Jewelry Making Using Layered Techniques

Layering techniques can create stunning new pieces.  - Courtney Herz
Layering techniques can create stunning new pieces. - Courtney Herz
When you hit a creative block in jewelry making, try using these tips to help jump-start a new design.

It happens to the best of us. You're sitting at your desk or workspace, and you're wondering what to make. You have inspirational photos, ideas, and a line to plan for the coming season or maybe just to increase the inventory in your shop. But try as you might, you can't seem to come up with an idea that doesn't feel like you're making a carbon copy of everything else you've made. In this situation, sometimes it helps to think of jewelry making like clothing. You don't want to wear the same outfit all the time, but taking clothes you have and layering them can make an entirely new outfit. Here's what I mean.

The Technique Tool Box

In my work as an artisan jeweler, I have this one particular technique that I love to use. I suppose you could call it beadweaving, but it's really just beading. It involves taking three strands and making them look like one larger strand. It's very popular, and so long as other aspects of the design change and evolve, I can pretty much use the same technique over and over across my line and not look like I'm creating the same piece. But sometimes, I want to branch out a bit.

Enter the Technique Tool Box. I think of all the techniques I know as tools in a tool box. Let's say you know how to do some beading, some beadweaving, and a few variations of wire wrapping. Each of those skills and techniques is a tool at your disposal.

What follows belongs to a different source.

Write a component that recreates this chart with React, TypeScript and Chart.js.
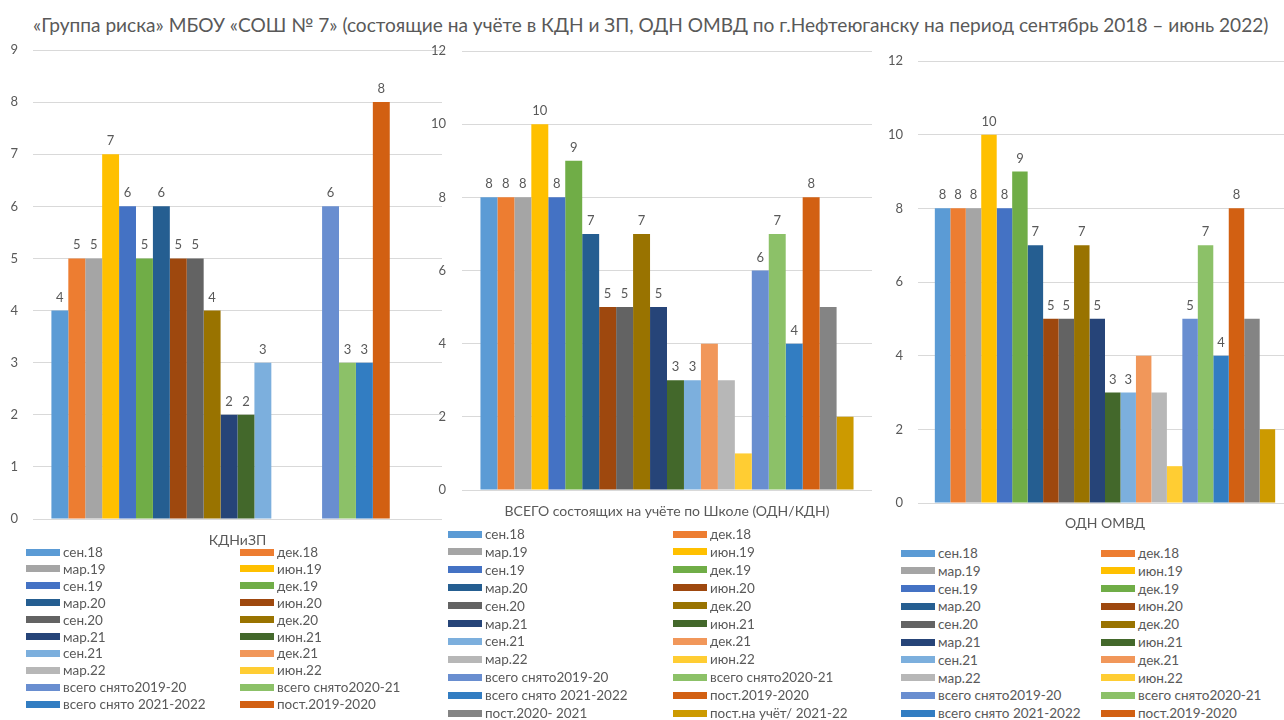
import React, { useEffect, useRef } from "react";
import { Chart, registerables } from "chart.js";

Chart.register(...registerables);

const FONT = "Lato";
const TEXT_COLOR = "#595959";
const GRID_COLOR = "#D9D9D9";

const mainTitle =
  "«Группа риска» МБОУ «СОШ № 7» (состоящие на учёте в КДН и ЗП, ОДН ОМВД по г.Нефтеюганску на период сентябрь 2018 – июнь 2022)";

const seriesNames = [
  "сен.18",
  "дек.18",
  "мар.19",
  "июн.19",
  "сен.19",
  "дек.19",
  "мар.20",
  "июн.20",
  "сен.20",
  "дек.20",
  "мар.21",
  "июн.21",
  "сен.21",
  "дек.21",
  "мар.22",
  "июн.22",
  "всего снято2019-20",
  "всего снято2020-21",
  "всего снято 2021-2022",
  "пост.2019-2020",
  "пост.2020- 2021",
  "пост.на учёт/ 2021-22",
];

const seriesColors = [
  "#5B9BD5",
  "#ED7D31",
  "#A5A5A5",
  "#FFC000",
  "#4472C4",
  "#70AD47",
  "#255E91",
  "#9E480E",
  "#636363",
  "#997300",
  "#264478",
  "#43682B",
  "#7CAFDD",
  "#F1975A",
  "#B7B7B7",
  "#FFCD33",
  "#698ED0",
  "#8CC168",
  "#327DC2",
  "#D26012",
  "#848484",
  "#CC9A00",
];

const kdnCategory = "КДНиЗП";
const kdnValues = [4, 5, 5, 7, 6, 5, 6, 5, 5, 4, 2, 2, 3, null, null, null, 6, 3, 3, 8, null, null];
const kdnShowLabel = [1, 1, 1, 1, 1, 1, 1, 1, 1, 1, 1, 1, 1, 1, 1, 1, 1, 1, 1, 1, 1, 1];
const kdnTicks = { max: 9, step: 1 };

const totalCategory = "ВСЕГО состоящих на учёте по Школе (ОДН/КДН)";
const totalValues = [8, 8, 8, 10, 8, 9, 7, 5, 5, 7, 5, 3, 3, 4, 3, 1, 6, 7, 4, 8, 5, 2];
const totalShowLabel = [1, 1, 1, 1, 1, 1, 1, 1, 1, 1, 1, 1, 1, 0, 0, 0, 1, 1, 1, 1, 0, 0];
const totalTicks = { max: 12, step: 2 };

const odnCategory = "ОДН ОМВД";
const odnValues = [8, 8, 8, 10, 8, 9, 7, 5, 5, 7, 5, 3, 3, 4, 3, 1, 5, 7, 4, 8, 5, 2];
const odnShowLabel = [1, 1, 1, 1, 1, 1, 1, 1, 1, 1, 1, 1, 1, 0, 0, 0, 1, 1, 1, 1, 0, 0];
const odnTicks = { max: 12, step: 2 };

const barLabelPlugin = {
  id: "barLabels",
  afterDatasetsDraw(chart: any, _args: any, opts: any) {
    const { ctx } = chart;
    const flags: number[] = opts.flags || [];
    ctx.save();
    ctx.font = `13px ${FONT}`;
    ctx.fillStyle = TEXT_COLOR;
    ctx.textAlign = "center";
    ctx.textBaseline = "alphabetic";
    chart.data.datasets.forEach((ds: any, i: number) => {
      if (!flags[i]) return;
      const meta = chart.getDatasetMeta(i);
      meta.data.forEach((el: any, j: number) => {
        const v = ds.data[j];
        if (v === null || v === undefined) return;
        ctx.fillText(String(v), el.x, el.y - 9);
      });
    });
    ctx.restore();
  },
};

type Geo = {
  left: number;
  width: number;
  height: number;
  axisWidth: number;
  padTop: number;
  xAxisHeight: number;
  tickPad: number;
};

type LegendGeo = {
  top: number;
  rowH: number;
  col1: number;
  col2: number;
  maxRows: number;
};

function BarPanel(props: {
  category: string;
  values: (number | null)[];
  flags: number[];
  ticks: { max: number; step: number };
  geo: Geo;
  legend: LegendGeo;
}) {
  const ref = useRef<HTMLCanvasElement | null>(null);
  const { category, values, flags, ticks, geo, legend } = props;

  useEffect(() => {
    if (!ref.current) return;
    const chart = new Chart(ref.current, {
      type: "bar",
      data: {
        labels: [category],
        datasets: seriesNames.map((name, i) => ({
          label: name,
          data: [values[i]],
          backgroundColor: seriesColors[i],
          borderWidth: 0,
          categoryPercentage: 0.91,
          barPercentage: 1,
        })),
      },
      options: {
        responsive: false,
        maintainAspectRatio: false,
        animation: false,
        devicePixelRatio: 1,
        layout: { padding: { top: geo.padTop, left: 0, right: 0, bottom: 0 } },
        plugins: {
          legend: { display: false },
          tooltip: { enabled: false },
          title: { display: false },
          barLabels: { flags },
        } as any,
        scales: {
          x: {
            grid: { display: false },
            border: { display: true, color: GRID_COLOR },
            ticks: { display: false },
            title: {
              display: true,
              text: category,
              color: TEXT_COLOR,
              font: { family: FONT, size: 14 },
              padding: 0,
            },
            afterFit: (s: any) => {
              s.height = geo.xAxisHeight;
            },
          },
          y: {
            min: 0,
            max: ticks.max,
            ticks: {
              stepSize: ticks.step,
              color: TEXT_COLOR,
              font: { family: FONT, size: 13 },
              padding: geo.tickPad,
            },
            grid: { color: GRID_COLOR, drawTicks: false },
            border: { display: false },
            afterFit: (s: any) => {
              s.width = geo.axisWidth;
            },
          },
        },
      },
      plugins: [barLabelPlugin as any],
    });
    return () => chart.destroy();
  }, []);

  return (
    <>
      <canvas
        ref={ref}
        width={geo.width}
        height={geo.height}
        style={{
          position: "absolute",
          left: geo.left,
          top: 0,
          width: geo.width,
          height: geo.height,
        }}
      />
      {seriesNames.map((name, i) => {
        const row = Math.floor(i / 2);
        const col = i % 2;
        if (row >= legend.maxRows) return null;
        return (
          <div
            key={name}
            style={{
              position: "absolute",
              left: col === 0 ? legend.col1 : legend.col2,
              top: legend.top + row * legend.rowH - 9,
              height: 18,
              display: "flex",
              alignItems: "center",
              whiteSpace: "nowrap",
              fontFamily: FONT,
              fontSize: 13.5,
              color: TEXT_COLOR,
            }}
          >
            <span
              style={{
                display: "inline-block",
                width: 34,
                height: 7,
                background: seriesColors[i],
                marginRight: 3,
              }}
            />
            <span>{name}</span>
          </div>
        );
      })}
    </>
  );
}

export default function App() {
  return (
    <div
      style={{
        position: "fixed",
        left: 0,
        top: 0,
        width: 1284,
        height: 720,
        overflow: "hidden",
        background: "#fff",
      }}
    >
      <div
        style={{
          position: "absolute",
          left: 33,
          top: 13,
          whiteSpace: "nowrap",
          fontFamily: FONT,
          fontSize: 19.1,
          lineHeight: "24px",
          color: TEXT_COLOR,
        }}
      >
        {mainTitle}
      </div>
      <BarPanel
        category={kdnCategory}
        values={kdnValues}
        flags={kdnShowLabel}
        ticks={kdnTicks}
        geo={{ left: 0, width: 442, height: 549, axisWidth: 33, padTop: 50, xAxisHeight: 30, tickPad: 15 }}
        legend={{ top: 552, rowH: 16.9, col1: 26, col2: 240, maxRows: 10 }}
      />
      <BarPanel
        category={totalCategory}
        values={totalValues}
        flags={totalShowLabel}
        ticks={totalTicks}
        geo={{ left: 420, width: 452, height: 520, axisWidth: 42, padTop: 51, xAxisHeight: 30, tickPad: 16 }}
        legend={{ top: 534, rowH: 17.9, col1: 448, col2: 673, maxRows: 11 }}
      />
      <BarPanel
        category={odnCategory}
        values={odnValues}
        flags={odnShowLabel}
        ticks={odnTicks}
        geo={{ left: 870, width: 422, height: 532, axisWidth: 48, padTop: 61, xAxisHeight: 29, tickPad: 15 }}
        legend={{ top: 553, rowH: 17.8, col1: 901, col2: 1101, maxRows: 10 }}
      />
    </div>
  );
}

Challenge yourself to think of ways of layering these techniques in one piece to create a new look and feel without having to go take classes or spend money on books and such materials to get there.

Also, challenge yourself to take techniques you know in other areas of crafting that you may not consider jewelry skills, and apply them to your jewelry. Maybe you know how to knit. Why not knit some jewelry and create a fabric line?

Even if you're not ready to make that big of a leap, you can use what you have at your disposal in the realm of jewelry, and layer those techniques to make something gorgeous. Be creative! Often my best ideas in the creative world come from the question "What if...?" Don't be afraid to do something very different!

You Know More Than You Think

You already know more than you think you do when it comes to techniques. Learning to use techniques together to create new pieces, or to use the same technique on top of itself, can be a very vital portion of your creative process. Knitting is a perfect example of how a few techniques can be used for infinite projects. The knit and purl stitches are the basis (and sometimes the only stitches) used for a myriad of items and projects and patterns, all of which look different from each other. Do you love to create chains out of beads using eyepins? Why not layer that and create a multi-strand bracelet or necklace combining multiple chains you've beaded? Something that simple can create a bold new look for your inventory, and all it costs is some extra time.

Change The Other Design Components

Another way that you can add differentiation is to use the same technique, but to use totally different colors, textures, materials, or other design elements. It's amazing how the exact same technique used with glass, then gemstones, then a combination of both can create three pieces that look cohesive, but very unique, as well. This is a great way to add diversity to your line without having to learn anything new.

On that note, however, learning new techniques is worth while. I know sometimes we artisans can get into the "artistic freedom" mindset and not want to be taught that a technique is "correct" or "right," but there are established techniques out there that you can use to aid your own pieces by making them all your own. Just because you're learning a technique doesn't mean you're copying anybody. A technique is just a tool. What you build with it is all your own.